On her old show, Ugly Betty, Becki Newton was the pretty one. On her new show, the long-delayed Love Bites, she’s the pregnant one. The NBC series is an anthology rom-com in the vein of He’s Just Not That Into You or Valentine’s Day — a procession of loosely connected stories, anchored by a few core characters — that was supposed to be NBC's big new show of last year. But it got delayed, management changed, Newton shot a pilot for CBS that didn't get picked up, and now Bites has been burned off over the summer. We spoke with Newton, who is in Atlanta, hanging out on the slapstick set of a new Farrelly brothers movie, about how her real-life pregnancy impacted Love Bites, cheating on NBC with CBS, and where Michelle Trachtenberg goes wrong in tonight's episode.
Annie was supposed to be a virgin. How was that going to play out, originally, before your pregnancy changed the course?
I don’t think that could have played out for long. There’s not a lot of room. It would have become all about who she’s going to lose her virginity to, and then when that happens, it would be over. We used some of that idea for Cassie [played by Krysten Ritter], who pretends she’s a virgin. But happily, my pregnancy opened up the character of Annie. And I was ginormous shooting that pilot, because we had to redo it. I was eight-and-a-half months pregnant; I was about to pop! And yet, Annie doesn’t think of herself as pregnant. “I’m not really a future mom. I can still date!” This of course gets her into these awkward, horrible situations. She’s the total opposite of what you think a pregnant woman is.
How will the show change once Annie gives birth?
You will see Annie have that baby — well, you won’t see it, but you will see the storyline conclude. And if there’s a second season, you’ll get to see how that changes Annie’s life. She thought it wasn’t a big deal to be her sister’s surrogate, but it gave her a purpose. And although she didn’t think she would, she now loves this baby. But this isn’t treated like a cliffhanger. That’s what’s unique about this series: The arcs are short enough and the scenes are long enough that nothing is ever left unresolved.

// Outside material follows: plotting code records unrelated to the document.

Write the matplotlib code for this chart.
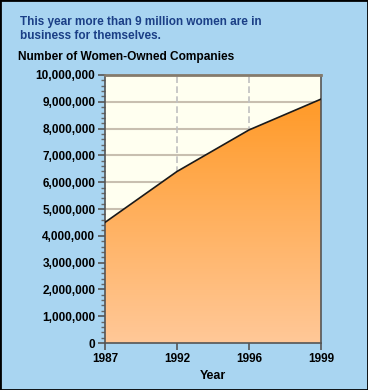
import numpy as np
import matplotlib
matplotlib.use("Agg")
import matplotlib.pyplot as plt
from matplotlib.ticker import FuncFormatter, MultipleLocator
from matplotlib.colors import LinearSegmentedColormap

# data
years = ["1987", "1992", "1996", "1999"]
companies = [4500000, 6400000, 7950000, 9100000]
y_ticks = list(range(0, 10000001, 1000000))

plt.rcParams["font.family"] = ["Liberation Sans", "DejaVu Sans"]
plt.rcParams["font.weight"] = "bold"

bg = "#a9d5f1"
fig = plt.figure(figsize=(3.68, 3.90), dpi=100, facecolor=bg)
ax = fig.add_axes([0.2853, 0.1205, 0.587, 0.6872])
ax.set_facecolor("#fffff0")

x = np.arange(len(years))
ax.set_xlim(x[0], x[-1])
ax.set_ylim(0, 10000000)

# grid
ax.set_yticks(y_ticks)
ax.yaxis.set_minor_locator(MultipleLocator(200000))
for v in y_ticks[1:-1]:
    ax.axhline(v, color="#c8bfb0", lw=1.5, zorder=1)
for xv in x[1:-1]:
    ax.axvline(xv, color="#c0c0c0", lw=1.2, ls=(0, (4, 2)), zorder=1)

# gradient area
poly = ax.fill_between(x, companies, 0, color="none", zorder=2)
cmap = LinearSegmentedColormap.from_list("o", ["#ffc898", "#ff9a28"])
grad = np.linspace(0, 1, 256).reshape(-1, 1)
im = ax.imshow(grad, cmap=cmap, aspect="auto", origin="lower",
               extent=[x[0], x[-1], 0, max(companies)], zorder=2)
im.set_clip_path(poly.get_paths()[0], transform=ax.transData)
ax.plot(x, companies, color="#1a1a1a", lw=1.2, zorder=3)

ax.set_xticks(x)
ax.set_xticklabels(years)
ax.yaxis.set_major_formatter(FuncFormatter(lambda v, p: f"{int(v):,}"))
ax.tick_params(axis="both", which="major", length=5, width=1.2,
               color="#555555", labelsize=8.5, pad=2)
ax.tick_params(axis="y", which="minor", length=3, width=1, color="#666666")
for lab in ax.get_xticklabels() + ax.get_yticklabels():
    lab.set_fontweight("bold")

for s in ["left", "bottom", "right"]:
    ax.spines[s].set_color("#555555")
    ax.spines[s].set_linewidth(1.2)
ax.spines["top"].set_color("#857b6c")
ax.spines["top"].set_linewidth(2)

ax.set_xlabel("Year", fontsize=9, fontweight="bold", labelpad=4)

fig.text(0.055, 0.96, "This year more than 9 million women are in\nbusiness for themselves.",
         color="#1b3f86", fontsize=8.5, fontweight="bold", va="top", linespacing=1.3)
fig.text(0.05, 0.868, "Number of Women-Owned Companies", color="black",
         fontsize=8.6, fontweight="bold", va="top")

# outer border
fig.patches.append(plt.Rectangle((0, 0), 1, 1, transform=fig.transFigure,
                                 fill=False, edgecolor="black", lw=2))

fig.savefig("out.png", dpi=100, facecolor=bg)
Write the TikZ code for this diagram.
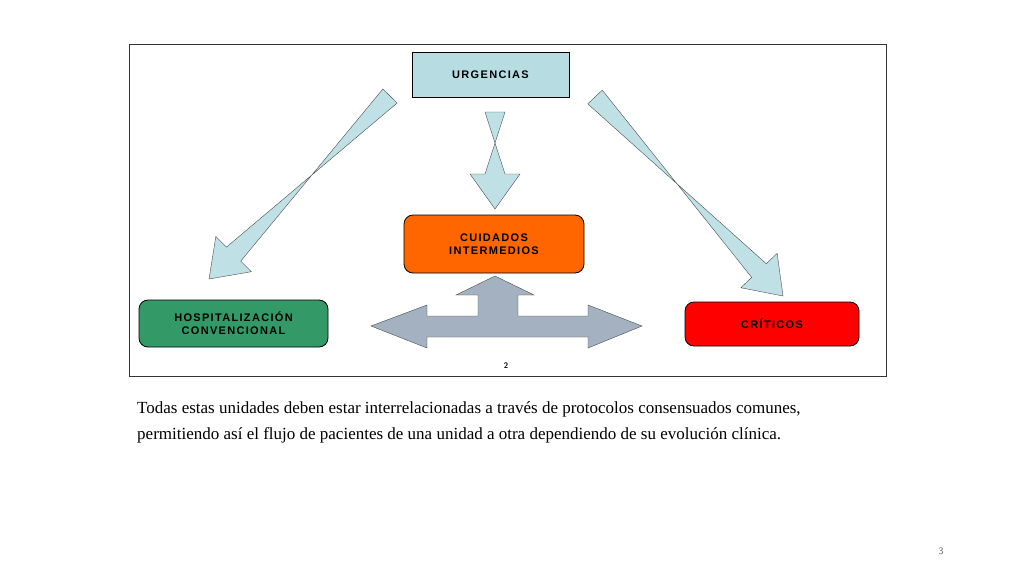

In the middle of all the drama that went down with the show — the cutback on the order of episodes, the mid-season bump — you signed on for a CBS pilot. To use a dating metaphor: Were you in an open relationship with NBC?
[Laughs] It is like dating other people.
Which could be great if that's what you wanted, but also shows a lack a commitment on their part. Were you happy that you were free to pursue other shows or frustrated?
NBC allowed me to pursue other options because I think, at a certain point, they weren't overly committed [to Love Bites]. I don't know if frustrating was the right word for how I felt, but I've learned shows take many different routes to getting on air, and I can't control the results. Everyone involved is very proud of our work on Love Bites, however it played out. We're happy people. I know some people were frustrated, but I've learned I can't control the results, no matter how hard I try. Before Ugly Betty, I was just doing commercial work the week before, and then suddenly the next week, I was on a pilot. Some shows just hit right away. Some don't. All I can do is look for things that are fun and inspiring.
Michelle Trachtenberg is in tonight’s episode, and she makes banana bread for a guy, which freaks him out. Would it have scared him as much if she baked cookies?
I feel like when there are over five ingredients, it suggests commitment. Rice Krispies Treats would have been a better gift for someone you just started dating; those clearly don’t take a lot of time. Although I made bread for Chris [Diamantopoulos], and now he’s my husband. Michelle’s so funny in this, so we’re going to see more of her. She’s coming back.
You met your husband on the New York City subway? Usually when guys hit on you in the subway, it's not cute, it's creepy.
It could have been creepy and weird, and when my son gets older, I'm going to tell him, "Don't talk to girls on the subway!" But Chris walked by, and we noticed each other at the same time, we were looking at each other in a way that was an invitation to talk, so we started chit-chatting. And years later, well ...
What’s it like watching him on set as Moe in The Three Stooges?
With all the stunts, falls, and kicks, he’s coming home every day bruised and battered. When our son, who is six months old, first saw him in the wig, he was terrified! But then he quickly figured out it was his dad. [The baby] loves being on set. I just hold him, and Sofia Vergara comes over and makes him laugh. Everyone plays with him. And my son gets to watch the Stooges! I can’t think of a better way to entertain him. There’s just something about watching Moe poke Larry in the eye that never stops being funny.
Do you feel like you still have unfinished business with Ugly Betty?
I could have played Amanda until she was a 90-year-old receptionist. [Laughs] And she would still feel like she was a supermodel. Playing her was so much about the mannerisms. But Annie is a real person, and that was an adjustment. It took a while to let go of Amanda so I could play a normal person.